**Task**: Repeat the whole of the data, keeping every detail the same.

**Provided material**:
_ _ _

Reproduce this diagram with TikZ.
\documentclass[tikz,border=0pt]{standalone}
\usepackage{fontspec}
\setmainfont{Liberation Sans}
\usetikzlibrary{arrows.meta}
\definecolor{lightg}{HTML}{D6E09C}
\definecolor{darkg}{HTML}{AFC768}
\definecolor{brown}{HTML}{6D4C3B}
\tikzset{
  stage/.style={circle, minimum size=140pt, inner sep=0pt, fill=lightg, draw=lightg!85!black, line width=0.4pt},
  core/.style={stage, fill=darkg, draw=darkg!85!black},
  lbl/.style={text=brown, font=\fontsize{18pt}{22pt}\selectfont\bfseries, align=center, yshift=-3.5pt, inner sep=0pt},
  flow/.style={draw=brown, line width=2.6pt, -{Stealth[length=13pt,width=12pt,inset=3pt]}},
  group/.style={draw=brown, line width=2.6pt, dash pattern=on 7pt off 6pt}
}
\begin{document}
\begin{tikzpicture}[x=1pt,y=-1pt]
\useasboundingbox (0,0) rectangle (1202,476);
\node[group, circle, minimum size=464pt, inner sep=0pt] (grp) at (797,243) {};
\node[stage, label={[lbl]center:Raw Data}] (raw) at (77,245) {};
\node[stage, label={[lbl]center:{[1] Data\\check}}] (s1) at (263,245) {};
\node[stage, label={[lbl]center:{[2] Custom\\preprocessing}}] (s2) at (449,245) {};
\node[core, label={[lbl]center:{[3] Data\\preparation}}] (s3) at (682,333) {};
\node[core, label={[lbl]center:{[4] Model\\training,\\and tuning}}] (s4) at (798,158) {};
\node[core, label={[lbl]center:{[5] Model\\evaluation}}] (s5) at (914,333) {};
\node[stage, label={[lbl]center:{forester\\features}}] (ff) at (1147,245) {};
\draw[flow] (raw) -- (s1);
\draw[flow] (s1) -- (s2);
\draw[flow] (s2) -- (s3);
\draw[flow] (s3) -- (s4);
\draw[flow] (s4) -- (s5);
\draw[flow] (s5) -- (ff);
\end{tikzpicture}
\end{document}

_ _ _

**Exercise answer**:
Reproduce this diagram with TikZ.
\documentclass[tikz,border=0pt]{standalone}
\usepackage{fontspec}
\setmainfont{Liberation Sans}
\usetikzlibrary{arrows.meta}
\definecolor{lightg}{HTML}{D6E09C}
\definecolor{darkg}{HTML}{AFC768}
\definecolor{brown}{HTML}{6D4C3B}
\tikzset{
  stage/.style={circle, minimum size=140pt, inner sep=0pt, fill=lightg, draw=lightg!85!black, line width=0.4pt},
  core/.style={stage, fill=darkg, draw=darkg!85!black},
  lbl/.style={text=brown, font=\fontsize{18pt}{22pt}\selectfont\bfseries, align=center, yshift=-3.5pt, inner sep=0pt},
  flow/.style={draw=brown, line width=2.6pt, -{Stealth[length=13pt,width=12pt,inset=3pt]}},
  group/.style={draw=brown, line width=2.6pt, dash pattern=on 7pt off 6pt}
}
\begin{document}
\begin{tikzpicture}[x=1pt,y=-1pt]
\useasboundingbox (0,0) rectangle (1202,476);
\node[group, circle, minimum size=464pt, inner sep=0pt] (grp) at (797,243) {};
\node[stage, label={[lbl]center:Raw Data}] (raw) at (77,245) {};
\node[stage, label={[lbl]center:{[1] Data\\check}}] (s1) at (263,245) {};
\node[stage, label={[lbl]center:{[2] Custom\\preprocessing}}] (s2) at (449,245) {};
\node[core, label={[lbl]center:{[3] Data\\preparation}}] (s3) at (682,333) {};
\node[core, label={[lbl]center:{[4] Model\\training,\\and tuning}}] (s4) at (798,158) {};
\node[core, label={[lbl]center:{[5] Model\\evaluation}}] (s5) at (914,333) {};
\node[stage, label={[lbl]center:{forester\\features}}] (ff) at (1147,245) {};
\draw[flow] (raw) -- (s1);
\draw[flow] (s1) -- (s2);
\draw[flow] (s2) -- (s3);
\draw[flow] (s3) -- (s4);
\draw[flow] (s4) -- (s5);
\draw[flow] (s5) -- (ff);
\end{tikzpicture}
\end{document}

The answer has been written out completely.